Arthur Zerktouni

L’écho du silence
Errances dans l’espace sonore
Le Son a une place à part dans le domaine des arts plastiques. De par sa nature « non-visuelle », bien sûr, qui le différencie de la peinture ou de la sculpture, mais aussi par son aspect continuel qui, à la différence de la vidéo, n’admet pas d’arrêts sur image, d’arrêts sur son. Le son est à concevoir dans une globalité où se mêlent passé, présent et futur.
Ce médium de la nuit qui, comme le disait Nietzsche, réveille en nous les peurs et les angoisses d’une humanité primitive, ne connaît pas de limites spatiales fixes. Le son se propage  : impossible de fermer les oreilles, il entre en nous et résonne de l’intérieur. Sans cesse en alerte, le corps et l’esprit sont prêts à recevoir la moindre impulsion sonore. En effet, on « reçoit » le son : dans une multitude de mouvements ondulés, il s’impose à l’auditeur.
Dans la mythologie grecque, la nymphe Echo a été exilée dans une caverne pour avoir trop courtisé Zeus : condamnée par Héra à ne pouvoir que répéter ce qu’elle entend, elle a ainsi été paradoxalement réduite au silence. Echo est pour moi une figure emblématique du domaine sonore car elle matérialise le phénomène de la propagation du son : enfermée dans une caverne, elle se déplace pourtant de montagne en montagne ; née du bruit elle s’épuise dans le silence ; elle est tout le temps jamais, partout nulle part.
Ainsi, la diffusion de mes compositions, qui se fait par le biais de séances d’écoute collective, de performances et d’installations, se présente le plus souvent comme une sphère englobante positionnant l’auditeur au centre d’un échange perpétuel d’échos. Il résulte de ces bercements une certaine sérénité mais aussi, paradoxalement, une angoisse latente, une « inquiétante étrangeté ». Alors que l’oreille ne fait plus la différence entre l’ambiance sonore et ses propres émissions auto-acoustiques, l’esprit plonge dans des hallucinations hypnagogiques. Écho se fait silence.

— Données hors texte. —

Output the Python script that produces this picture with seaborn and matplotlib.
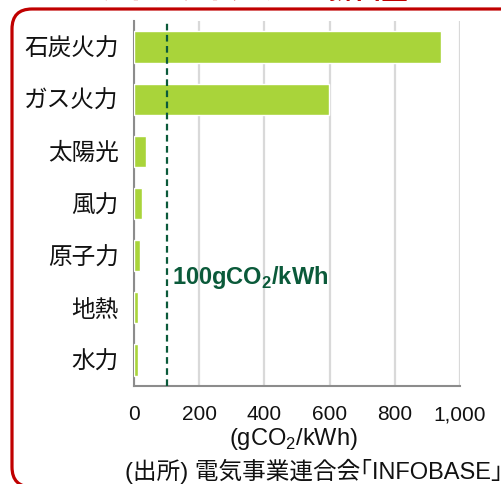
import numpy as np
import pandas as pd
import matplotlib
matplotlib.use("Agg")
import matplotlib.pyplot as plt
import seaborn as sns
from matplotlib.patches import FancyBboxPatch
from matplotlib.ticker import FuncFormatter

# data (gCO2/kWh)
sources = ["石炭火力", "ガス火力", "太陽光", "風力", "原子力", "地熱", "水力"]
emissions = [943, 599, 38, 26, 19, 13, 11]
xticks = [0, 200, 400, 600, 800, 1000]
threshold = 100

df = pd.DataFrame({"source": sources, "co2": emissions})

sns.set_style("white")
plt.rcParams["font.family"] = ["Liberation Sans", "Noto Sans CJK JP", "DejaVu Sans"]
plt.rcParams["mathtext.fontset"] = "custom"
plt.rcParams["mathtext.rm"] = "Liberation Sans"
plt.rcParams["mathtext.bf"] = "Liberation Sans:bold"

fig = plt.figure(figsize=(5.02, 4.84), dpi=100)
ax = fig.add_axes([134 / 502, 1 - 386 / 484, 326 / 502, 365 / 484])

sns.barplot(data=df, x="co2", y="source", orient="h", color="#a9d43a",
            width=0.6, saturation=1, ax=ax, zorder=3)

# 100 g line and its label
ax.axvline(threshold, color="#0b5a3a", lw=1.6, ls=(0, (3, 2)), zorder=4)
ax.text(118, 4.42, r"100gCO$_\mathbf{2}$/kWh", color="#0b5a3a",
        fontsize=17, fontweight="bold", va="center", ha="left", zorder=5)

ax.set_xlim(0, 1000)
ax.set_ylim(6.5, -0.5)
ax.set_xticks(xticks)
ax.xaxis.set_major_formatter(FuncFormatter(lambda v, p: f"{int(v):,}"))
ax.tick_params(axis="x", length=0, pad=14, labelsize=15, labelcolor="#111111")
ax.tick_params(axis="y", which="major", length=0, pad=11, labelsize=17,
               labelcolor="#111111")
for lab in ax.get_yticklabels():
    lab.set_family(["Noto Sans CJK JP"])
ax.set_yticks(np.arange(0.5, 6.5, 1), minor=True)
ax.tick_params(axis="y", which="minor", length=6, direction="inout",
               color="#8c8c8c", width=1.2)
ax.grid(axis="x", color="#d9d9d9", lw=1.6, zorder=0)
ax.set_axisbelow(True)
ax.set_xlabel("")
ax.set_ylabel("")
for s in ["top", "right"]:
    ax.spines[s].set_visible(False)
for s in ["left", "bottom"]:
    ax.spines[s].set_color("#8c8c8c")
    ax.spines[s].set_linewidth(1.5)

fig.text(293 / 502, 1 - 439 / 484, r"(gCO$_2$/kWh)", ha="center", va="center",
         fontsize=17, color="#111111")
fig.text(125 / 502, 1 - 471 / 484, "(出所) 電気事業連合会｢INFOBASE｣",
         ha="left", va="center", fontsize=17, color="#111111",
         family=["Liberation Sans", "Noto Sans CJK JP"])

# red frame from the slide, partly cut off
frame = FancyBboxPatch((0.12, -0.03), 5.3, 4.78,
                       boxstyle="round,pad=0,rounding_size=0.2",
                       transform=fig.dpi_scale_trans, fill=False,
                       ec="#c00000", lw=2.3, clip_on=False)
fig.patches.append(frame)

# slide title, mostly above the crop
fig.text(252 / 502, 1 - 5 / 484, "ライフサイクルCO₂排出量", ha="center",
         va="bottom", fontsize=19, fontweight="bold", color="#c00000",
         family=["Noto Sans CJK JP", "DejaVu Sans"])

fig.savefig("out.png", dpi=100)
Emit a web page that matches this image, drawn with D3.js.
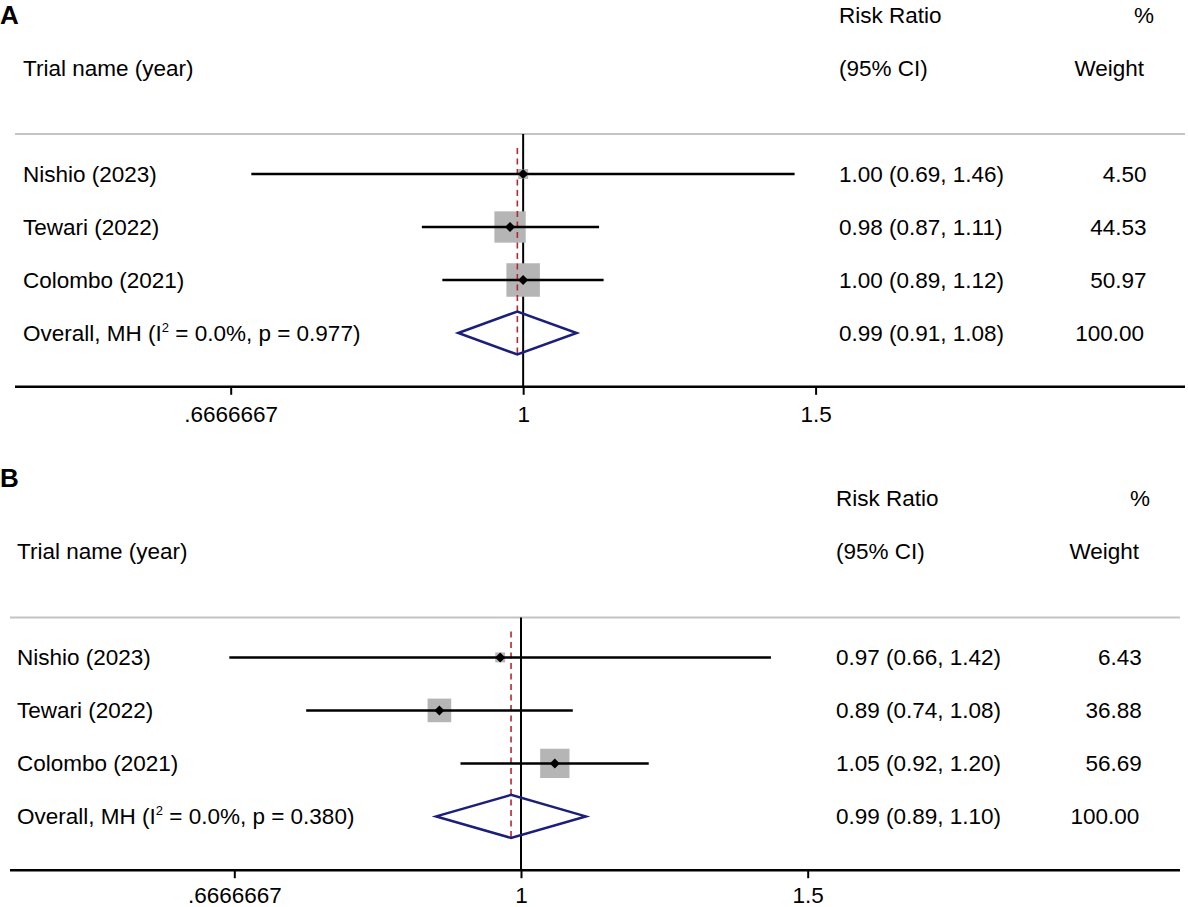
<!DOCTYPE html>
<html lang="en">
<head>
  <meta charset="utf-8">
  <title>Forest plots A and B</title>
  <script src="https://cdn.jsdelivr.net/npm/d3@7"></script>
  <style>
    body { margin: 0; background: #fff; }
    svg { display: block; font-family: "Liberation Sans", Arial, sans-serif; }
  </style>
</head>
<body>
<svg id="chart" width="1188" height="907"></svg>
<script>
// trials (same order in both panels)
const trials = ["Nishio (2023)", "Tewari (2022)", "Colombo (2021)"];

// x axis ticks
const tickValues = [2 / 3, 1, 1.5];
const tickLabels = [".6666667", "1", "1.5"];

// panel A
const rrA = [1.00, 0.982, 1.00];
const loA = [0.686, 0.869, 0.894];
const hiA = [1.457, 1.111, 1.118];
const weightA = [4.50, 44.53, 50.97];
const overallA = [0.992, 0.914, 1.077]; // rr, lo, hi
const i2A = 0.0, pA = 0.977;

// panel B
const rrB = [0.971, 0.891, 1.049];
const loB = [0.662, 0.738, 0.918];
const hiB = [1.424, 1.076, 1.198];
const weightB = [6.43, 36.88, 56.69];
const overallB = [0.986, 0.887, 1.096];
const i2B = 0.0, pB = 0.380;

const svg = d3.select("#chart");
const f2 = d3.format(".2f");
const FS = 22.5;

// layout per panel (Stata exported them at slightly different sizes)
const panels = [
  { letter: "A", letterY: 24, dy: 0,
    rr: rrA, lo: loA, hi: hiA, w: weightA, overall: overallA, i2: i2A, p: pA,
    labelX: 23, ciX: 839, wX: 1146.5, pctX: 1154, weightHeadX: 1144,
    x0: 15, x1: 1185, range: [230.7, 815.6], boxMax: 33.5, tickPad: 11 },
  { letter: "B", letterY: 487, dy: 483.4,
    rr: rrB, lo: loB, hi: hiB, w: weightB, overall: overallB, i2: i2B, p: pB,
    labelX: 17, ciX: 836, wX: 1141.8, pctX: 1150, weightHeadX: 1139,
    x0: 10, x1: 1180, range: [234.3, 807.7], boxMax: 29.3, tickPad: 9 }
];

panels.forEach(function(P) {
  svg.append("text")
    .attr("x", 0).attr("y", P.letterY)
    .attr("font-size", 26).attr("font-weight", "bold")
    .text(P.letter);

  const g = svg.append("g").attr("transform", "translate(0," + P.dy + ")");

  const x = d3.scaleLog().domain([tickValues[0], tickValues[2]]).range(P.range);
  const y = d3.scalePoint().domain(trials.concat(["Overall"])).range([174, 333]);
  const box = d3.scaleSqrt().domain([0, d3.max(P.w)]).range([0, P.boxMax]);

  const rows = trials.map(function(t, i) {
    return { name: t, rr: P.rr[i], lo: P.lo[i], hi: P.hi[i], w: P.w[i] };
  });

  // headers
  const head = g.append("g").attr("font-size", FS).attr("fill", "#000");
  head.append("text").attr("x", P.labelX).attr("y", 76).text("Trial name (year)");
  head.append("text").attr("x", P.ciX).attr("y", 23).text("Risk Ratio");
  head.append("text").attr("x", P.ciX).attr("y", 76).text("(95% CI)");
  head.append("text").attr("x", P.pctX).attr("y", 23).attr("text-anchor", "end").text("%");
  head.append("text").attr("x", P.weightHeadX).attr("y", 76).attr("text-anchor", "end").text("Weight");

  // grey rule under headers
  g.append("line")
    .attr("x1", P.x0).attr("x2", P.x1).attr("y1", 134).attr("y2", 134)
    .attr("stroke", "#c4c4c4").attr("stroke-width", 2);

  // null line
  g.append("line")
    .attr("x1", x(1)).attr("x2", x(1)).attr("y1", 134).attr("y2", 386.8)
    .attr("stroke", "#000").attr("stroke-width", 2);

  // weight boxes
  g.selectAll("rect.box").data(rows).enter().append("rect")
    .attr("class", "box")
    .attr("x", function(d) { return x(d.rr) - box(d.w) / 2; })
    .attr("y", function(d) { return y(d.name) - box(d.w) / 2; })
    .attr("width", function(d) { return box(d.w); })
    .attr("height", function(d) { return box(d.w); })
    .attr("fill", "#b5b5b5");

  // overall dashed line
  g.append("line")
    .attr("x1", x(P.overall[0])).attr("x2", x(P.overall[0]))
    .attr("y1", y(trials[0]) - 26).attr("y2", y("Overall") + 23)
    .attr("stroke", "#b22a30").attr("stroke-width", 1.6)
    .attr("stroke-dasharray", "6,4.5");

  // CI lines
  g.selectAll("line.ci").data(rows).enter().append("line")
    .attr("class", "ci")
    .attr("x1", function(d) { return x(d.lo); })
    .attr("x2", function(d) { return x(d.hi); })
    .attr("y1", function(d) { return y(d.name); })
    .attr("y2", function(d) { return y(d.name); })
    .attr("stroke", "#000").attr("stroke-width", 2.5);

  // point estimates (small diamonds)
  g.selectAll("path.pt").data(rows).enter().append("path")
    .attr("class", "pt")
    .attr("d", function(d) {
      const cx = x(d.rr), cy = y(d.name), r = 5;
      return "M" + cx + "," + (cy - r) + "L" + (cx + r) + "," + cy +
             "L" + cx + "," + (cy + r) + "L" + (cx - r) + "," + cy + "Z";
    })
    .attr("fill", "#000");

  // pooled diamond
  const oy = y("Overall"), h = 21.5;
  g.append("path")
    .attr("d", d3.line()([
      [x(P.overall[1]), oy], [x(P.overall[0]), oy - h],
      [x(P.overall[2]), oy], [x(P.overall[0]), oy + h]
    ]) + "Z")
    .attr("fill", "none").attr("stroke", "#1b1f7a").attr("stroke-width", 2.5);

  // row text
  const txt = g.append("g").attr("font-size", FS).attr("fill", "#000");
  txt.selectAll("text.lab").data(rows).enter().append("text")
    .attr("class", "lab")
    .attr("x", P.labelX).attr("y", function(d) { return y(d.name) + 8; })
    .text(function(d) { return d.name; });

  const ov = txt.append("text").attr("x", P.labelX).attr("y", oy + 8);
  ov.append("tspan").text("Overall, MH (I");
  ov.append("tspan").attr("font-size", 13).attr("dy", -9).text("2");
  ov.append("tspan").attr("dy", 9).text(" = " + d3.format(".1f")(P.i2) + "%, p = " + d3.format(".3f")(P.p) + ")");

  txt.selectAll("text.ci").data(rows).enter().append("text")
    .attr("class", "ci")
    .attr("x", P.ciX).attr("y", function(d) { return y(d.name) + 8; })
    .text(function(d) { return f2(d.rr) + " (" + f2(d.lo) + ", " + f2(d.hi) + ")"; });
  txt.append("text")
    .attr("x", P.ciX).attr("y", oy + 8)
    .text(f2(P.overall[0]) + " (" + f2(P.overall[1]) + ", " + f2(P.overall[2]) + ")");

  txt.selectAll("text.wt").data(rows).enter().append("text")
    .attr("class", "wt")
    .attr("x", P.wX).attr("y", function(d) { return y(d.name) + 8; })
    .attr("text-anchor", "end")
    .text(function(d) { return f2(d.w); });
  txt.append("text")
    .attr("x", P.wX - 2.5).attr("y", oy + 8)
    .attr("text-anchor", "end")
    .text(f2(d3.sum(P.w)));

  // x axis
  const axis = g.append("g")
    .attr("transform", "translate(0,386.8)")
    .call(d3.axisBottom(x)
      .tickValues(tickValues)
      .tickFormat(function(d, i) { return tickLabels[i]; })
      .tickSize(8).tickPadding(P.tickPad));
  axis.select(".domain").remove();
  axis.selectAll(".tick line").attr("stroke", "#000").attr("stroke-width", 2);
  axis.selectAll(".tick text")
    .attr("font-size", FS).attr("fill", "#000")
    .attr("font-family", "\"Liberation Sans\", Arial, sans-serif");
  g.append("line")
    .attr("x1", P.x0).attr("x2", P.x1).attr("y1", 386.8).attr("y2", 386.8)
    .attr("stroke", "#000").attr("stroke-width", 2.6);
});
</script>
</body>
</html>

Je conçois donc mon travail comme une expérience physique et psychique proche de l’induction hypnotique. J’organise l’espace de ces expérimentations à l’aide de faibles lueurs qui agissent à la manière de persistantes rétiniennes, mais c’est avant tout la spatialisation sonore qui me permet de redéfinir les limites du lieu de diffusion.